Before the big social media platforms went public, of course, they were all about the user. They courted new users, made everything free, and generally focused on creating innovative new features. But after platforms like Facebook and X (formerly Twitter) went public, they began to answer to their shareholders, and these shareholders expected them to turn a profit. So the focus shifted to bringing in advertising dollars and monetizing the user experience.
The current situation
Which brings us to where we are today. Users are tired of being monetized, and they are tired of having to answer to the algorithm. On top of all that, new concerns about privacy and censorship have made many users ready to jump ship and explore new platforms. As a result, we’ve seen the recent launch of new social networks that claim to address the problems found in platforms such as Facebook. If you’re tired of political censorship on social media, for example, you now have platforms such as Gab and Truth Social.

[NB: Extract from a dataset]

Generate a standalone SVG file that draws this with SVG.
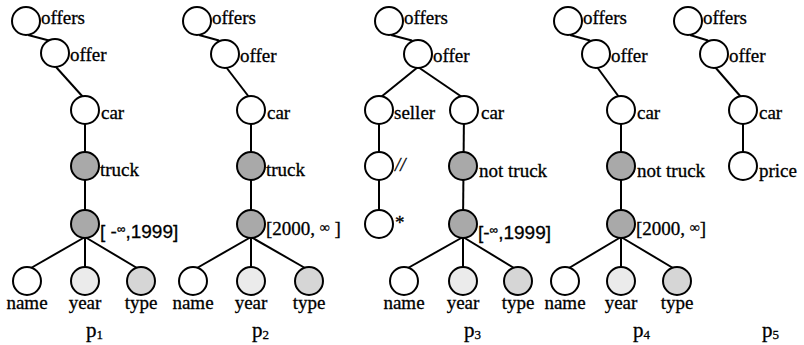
<svg xmlns="http://www.w3.org/2000/svg" width="804" height="345" viewBox="0 0 804 345">
<style>
.n circle{fill:#fff;stroke:#000;stroke-width:2}
.n circle.g{fill:#a9a9a9}
.n circle.y{fill:#ebebeb}
.n circle.t{fill:#d6d6d6}
text{font-family:"Liberation Serif","Times New Roman",serif;font-size:19px;fill:#000;stroke:#000;stroke-width:0.3}
text.s{font-family:"Liberation Sans",Arial,sans-serif;font-size:19px}
text.m{text-anchor:middle}
text.p{font-size:21px}
.edges line,.edges path{stroke:#000;stroke-width:2;fill:none}
</style>
<rect width="804" height="345" fill="#fff"/>
<g class="edges">
<!-- p1 -->
<path d="M28 35 L49 40.5"/>
<line x1="56" y1="67" x2="83" y2="97"/>
<line x1="85" y1="110" x2="85" y2="224"/>
<line x1="85" y1="237" x2="31" y2="268"/>
<line x1="85" y1="237" x2="85" y2="268"/>
<line x1="85" y1="237" x2="137" y2="268"/>
<!-- p2 -->
<path d="M199 35 L219 40.5"/>
<line x1="226" y1="67" x2="249" y2="97"/>
<line x1="251" y1="110" x2="251" y2="224"/>
<line x1="251" y1="237" x2="197" y2="268"/>
<line x1="251" y1="237" x2="251" y2="268"/>
<line x1="251" y1="237" x2="305" y2="268"/>
<!-- p3 -->
<path d="M391 35 L412 40.5"/>
<line x1="418" y1="67" x2="381" y2="97"/>
<line x1="418" y1="67" x2="462" y2="97"/>
<line x1="379" y1="110" x2="379" y2="224"/>
<line x1="464" y1="110" x2="463" y2="224"/>
<line x1="463" y1="237" x2="408" y2="268"/>
<line x1="463" y1="237" x2="463" y2="268"/>
<line x1="463" y1="237" x2="514" y2="268"/>
<!-- p4 -->
<path d="M570 35 L590 40.5"/>
<line x1="597" y1="67" x2="619" y2="97"/>
<line x1="621" y1="110" x2="621" y2="224"/>
<line x1="621" y1="237" x2="569" y2="268"/>
<line x1="621" y1="237" x2="621" y2="268"/>
<line x1="621" y1="237" x2="673" y2="268"/>
<!-- p5 -->
<path d="M690 35 L708 40.5"/>
<line x1="715" y1="67" x2="741" y2="97"/>
<line x1="743" y1="110" x2="743" y2="166"/>
</g>

<!-- p1 -->
<g id="p1-offers" class="n"><circle cx="26" cy="21" r="14"/><text x="41" y="24">offers</text></g>
<g id="p1-offer" class="n"><circle cx="55" cy="53" r="14"/><text x="70" y="61">offer</text></g>
<g id="p1-car" class="n"><circle cx="85" cy="110" r="14"/><text x="101" y="119">car</text></g>
<g id="p1-truck" class="n"><circle class="g" cx="85" cy="166" r="14"/><text x="100" y="176">truck</text></g>
<g id="p1-range" class="n"><circle class="g" cx="85" cy="224" r="14"/><text class="s" x="100" y="238">[ -<tspan font-size="12" dy="-5">∞</tspan><tspan dy="5">,1999]</tspan></text></g>
<g id="p1-name" class="n"><circle cx="27" cy="281" r="14"/><text class="m" x="27" y="309">name</text></g>
<g id="p1-year" class="n"><circle class="y" cx="85" cy="281" r="14"/><text class="m" x="85" y="309">year</text></g>
<g id="p1-type" class="n"><circle class="t" cx="141" cy="281" r="14"/><text class="m" x="141" y="309">type</text></g>
<g id="p1-label"><text class="p" x="86" y="337">p<tspan font-size="13" dy="2">1</tspan></text></g>

<!-- p2 -->
<g id="p2-offers" class="n"><circle cx="197" cy="21" r="14"/><text x="212" y="24">offers</text></g>
<g id="p2-offer" class="n"><circle cx="225" cy="54" r="14"/><text x="240" y="62">offer</text></g>
<g id="p2-car" class="n"><circle cx="251" cy="110" r="14"/><text x="267" y="119">car</text></g>
<g id="p2-truck" class="n"><circle class="g" cx="251" cy="166" r="14"/><text x="266" y="176">truck</text></g>
<g id="p2-range" class="n"><circle class="g" cx="251" cy="224" r="14"/><text x="266" y="235">[2000, <tspan font-size="14" dy="-3">∞</tspan><tspan dy="3"> ]</tspan></text></g>
<g id="p2-name" class="n"><circle cx="193" cy="281" r="14"/><text class="m" x="193" y="309">name</text></g>
<g id="p2-year" class="n"><circle class="y" cx="251" cy="281" r="14"/><text class="m" x="251" y="309">year</text></g>
<g id="p2-type" class="n"><circle class="t" cx="309" cy="281" r="14"/><text class="m" x="309" y="309">type</text></g>
<g id="p2-label"><text class="p" x="252" y="337">p<tspan font-size="13" dy="2">2</tspan></text></g>

<!-- p3 -->
<g id="p3-offers" class="n"><circle cx="389" cy="21" r="14"/><text x="404" y="24">offers</text></g>
<g id="p3-offer" class="n"><circle cx="418" cy="54" r="14"/><text x="433" y="62">offer</text></g>
<g id="p3-seller" class="n"><circle cx="379" cy="110" r="14"/><text x="394" y="119">seller</text></g>
<g id="p3-car" class="n"><circle cx="464" cy="110" r="14"/><text x="481" y="119">car</text></g>
<g id="p3-slash" class="n"><circle cx="379" cy="166" r="14"/><text x="395" y="171" font-size="13" font-style="italic" fill="#777" stroke="none">//</text></g>
<g id="p3-star" class="n"><circle cx="379" cy="224" r="14"/><text x="395" y="229" font-size="15" stroke="none">*</text></g>
<g id="p3-nottruck" class="n"><circle class="g" cx="463" cy="166" r="14"/><text x="479" y="177">not truck</text></g>
<g id="p3-range" class="n"><circle class="g" cx="463" cy="224" r="14"/><text class="s" x="478" y="239">[-<tspan font-size="12" dy="-5">∞</tspan><tspan dy="5">,1999]</tspan></text></g>
<g id="p3-name" class="n"><circle cx="404" cy="281" r="14"/><text class="m" x="404" y="309">name</text></g>
<g id="p3-year" class="n"><circle class="y" cx="463" cy="281" r="14"/><text class="m" x="463" y="309">year</text></g>
<g id="p3-type" class="n"><circle class="t" cx="518" cy="281" r="14"/><text class="m" x="518" y="309">type</text></g>
<g id="p3-label"><text class="p" x="464" y="337">p<tspan font-size="13" dy="2">3</tspan></text></g>

<!-- p4 -->
<g id="p4-offers" class="n"><circle cx="568" cy="21" r="14"/><text x="583" y="24">offers</text></g>
<g id="p4-offer" class="n"><circle cx="596" cy="54" r="14"/><text x="611" y="62">offer</text></g>
<g id="p4-car" class="n"><circle cx="621" cy="110" r="14"/><text x="637" y="119">car</text></g>
<g id="p4-nottruck" class="n"><circle class="g" cx="621" cy="166" r="14"/><text x="637" y="177">not truck</text></g>
<g id="p4-range" class="n"><circle class="g" cx="621" cy="224" r="14"/><text x="636" y="235">[2000, <tspan font-size="14" dy="-3">∞</tspan><tspan dy="3">]</tspan></text></g>
<g id="p4-name" class="n"><circle cx="565" cy="281" r="14"/><text class="m" x="565" y="309">name</text></g>
<g id="p4-year" class="n"><circle class="y" cx="621" cy="281" r="14"/><text class="m" x="621" y="309">year</text></g>
<g id="p4-type" class="n"><circle class="t" cx="677" cy="281" r="14"/><text class="m" x="677" y="309">type</text></g>
<g id="p4-label"><text class="p" x="633" y="337">p<tspan font-size="13" dy="2">4</tspan></text></g>

<!-- p5 -->
<g id="p5-offers" class="n"><circle cx="688" cy="21" r="14"/><text x="703" y="24">offers</text></g>
<g id="p5-offer" class="n"><circle cx="714" cy="54" r="14"/><text x="729" y="62">offer</text></g>
<g id="p5-car" class="n"><circle cx="743" cy="110" r="14"/><text x="759" y="119">car</text></g>
<g id="p5-price" class="n"><circle cx="743" cy="166" r="14"/><text x="759" y="177">price</text></g>
<g id="p5-label"><text class="p" x="762" y="337">p<tspan font-size="13" dy="2">5</tspan></text></g>
</svg>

One place to see the debate over consumers and advertisers playing out is at Twitter, now known as X after a controversial rebrand earlier this year. Twitter’s new owner, Elon Musk, is making wholesale changes both to the consumer-facing side of the platform, as well as the advertiser-facing side of the platform. For users, he is bringing in new changes to the core algorithm, new subscription tiers with premium services, and new changes in the overall user experience. For advertisers, he has appointed a new CEO, Linda Yaccarino, with years of working closely with top brands. What has yet to be determined, of course, is which side – the consumer-facing side or the advertiser-facing side – ultimately becomes more important to the future success of X.
Are users or advertisers more important?
At the end of the day, social media platforms are businesses. They exist to make a profit, and the only way they can currently do that today is by aggregating as many users as possible, keeping them on the platform as long as possible, and then monetizing them via advertising.
The big hope is that the emergence of new business models will help to create a better balance between the needs of users and advertisers. New subscription-based models, for example, may help to reduce the dependence of big social media platforms on advertising. And that will free them up to focus more on the overall user experience.
Moreover, technological change may provide further help in addressing the current imbalance between users and advertisers. Using blockchain technology, for example, it might be possible to create new forms of decentralized social media. Instead of being controlled by huge tech companies in Silicon Valley, they would instead be controlled by their users. As a result, individual users would have much more control over their own personal data, instead of having this data sold to the highest bidder online.
Whatever happens next, the lessons of the past few years are clear. Social media platforms that forget about the user and only focus on the money are not going to be successful.